Reactions to Bad Bunny halftime show reflect ideological divide
- The San Juan Daily Star
- 9 hours ago
- 2 min read

By THE STAR STAFF
Bad Bunny, the Puerto Rican reggaetón sensation, electrified the Super Bowl in San Francisco’s Levi Stadium last Sunday in a performance that tried but failed to create unity in the United States behind multiculturalism.
Making appearances along with Bad Bunny were superstars Lady Gaga and Ricky Martin.
In a performance entirely in Spanish that celebrated Puerto Rican culture and offered a lesson in American (Western Hemisphere) geography culminating with Bad Bunny standing in front of all the flags of the Americas and listing off their names.
The Washington Post gushed that Bad Bunny’s performance was a celebration of family values while conservatives on the other side of the yawning cultural and political divide derided the performance because it was entirely in Spanish and “un-American.”
One of the more dubious criticisms came from Homeland Security Secretary Kristi Noem, who said the Super Bowl ought to be in English because the Bible was written in English.
The show got a thumbs up from the Robert and Ethel Kennedy Foundation.
Commentators had to remind everyone, including some members of Congress who said Bad Bunny should be deported, that Puerto Rico is part of the United States.
A surprising critic of the show was Latin Rock icon Carlos Santana, who said it was “a slap in the face to America [the United States].”
Santana said that music ought to be universal and unite, not divide people. He argued that Bad Bunny’s implied criticism of Trump administration policies only served to inflame passions.
At the end of the show the scoreboard flashed a message that “the only thing stronger than hate is love.”
Republican Congress members alleged that the Bad Bunny lyrics were indecent, with one calling the songs “total smut.”

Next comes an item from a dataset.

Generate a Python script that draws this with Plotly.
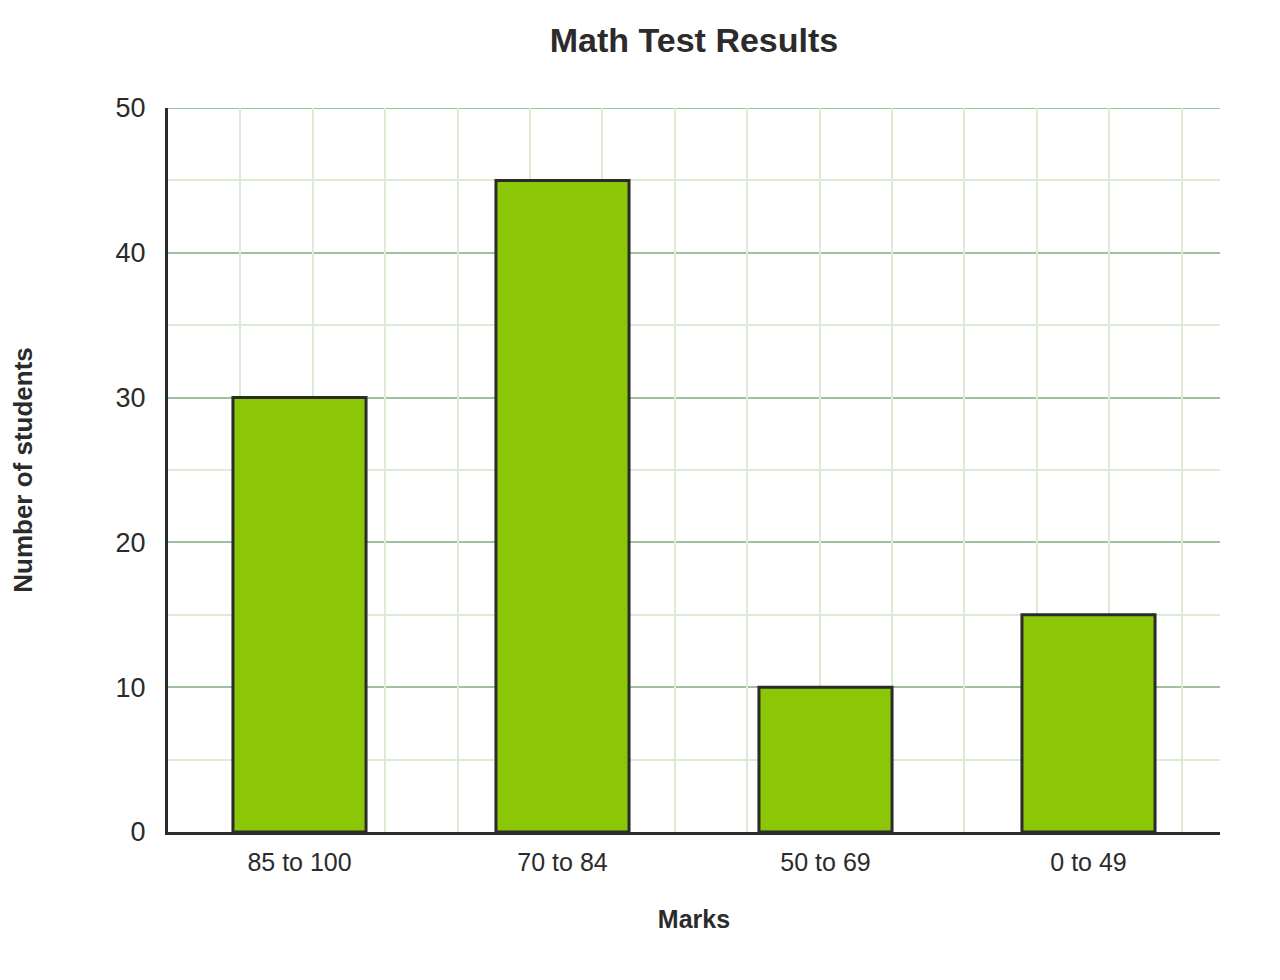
import plotly.graph_objects as go

categories = ["85 to 100", "70 to 84", "50 to 69", "0 to 49"]
students = [30, 45, 10, 15]
y_ticks = [0, 10, 20, 30, 40, 50]

W, H = 1280, 980
OFF = 8  # page body margin
ML, MR, MT, MB = 168 - OFF, 60 + OFF, 108 - OFF, 148 + OFF
plot_w = W - ML - MR
plot_h = H - MT - MB
y_max = 50

fig = go.Figure()
fig.add_trace(go.Bar(
    x=categories, y=students,
    marker=dict(color="#8bc706", line=dict(color="#2b2b2b", width=3)),
    hoverinfo="x+y",
))
# invisible trace to keep the square-grid overlay axis alive
fig.add_trace(go.Scatter(x=[0], y=[0], xaxis="x2", yaxis="y",
                         mode="markers", marker=dict(opacity=0), showlegend=False,
                         hoverinfo="skip"))

# top gridline at the range edge
fig.add_shape(type="line", xref="paper", yref="y", x0=0, x1=1, y0=y_max, y1=y_max,
              line=dict(color="#9cc19c", width=2), layer="below")

font = "Liberation Sans, Arial, sans-serif"
fig.update_layout(
    width=W, height=H,
    margin=dict(l=ML, r=MR, t=MT, b=MB),
    paper_bgcolor="white", plot_bgcolor="white",
    showlegend=False,
    bargap=0.494,
    title=dict(text="<b>Math Test Results</b>", x=(ML + plot_w / 2) / W, xanchor="center",
               y=1 - (40 - OFF) / H, yanchor="middle",
               font=dict(family=font, size=34, color="#2b2b2b")),
    xaxis=dict(
        type="category", range=[-0.5, 3.5],
        showgrid=False, showline=True, linecolor="#2b2b2b", linewidth=3,
        ticks="", ticklabelstandoff=6,
        tickfont=dict(family=font, size=25, color="#2b2b2b"),
        title=dict(text="<b>Marks</b>", font=dict(family=font, size=25, color="#2b2b2b"), standoff=36),
        zeroline=False,
    ),
    xaxis2=dict(
        overlaying="x", anchor="y", range=[0, y_max * plot_w / plot_h],
        tick0=0, dtick=5, showgrid=True, gridcolor="#dcebd3", gridwidth=2,
        showticklabels=False, ticks="", showline=False, zeroline=False,
    ),
    yaxis=dict(
        range=[0, y_max], tickvals=y_ticks,
        showgrid=True, gridcolor="#9cc19c", gridwidth=2,
        minor=dict(dtick=5, showgrid=True, gridcolor="#dcebd3", gridwidth=2, ticks=""),
        showline=True, linecolor="#2b2b2b", linewidth=3,
        ticks="", ticklabelstandoff=14,
        tickfont=dict(family=font, size=27, color="#2b2b2b"),
        title=dict(text="<b>Number of students</b>", font=dict(family=font, size=26, color="#2b2b2b"),
                   standoff=76),
        zeroline=False,
    ),
)

fig.write_html("out.html")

Some of the songs did indeed contain some expletives.
In the latter part of the halftime show, Bad Bunny climbed up a prop of a smoking utility pole while singing “El Apagón” (“The Blackout”), a shot at Puerto Rico’s power grid operator LUMA Energy.
“The fact that this issue is being brought to the international stage highlights the urgency of the challenges Puerto Rico faces and reinforces the need for sustained investment to address the accumulated deterioration of the island’s electric infrastructure,” LUMA said in a statement.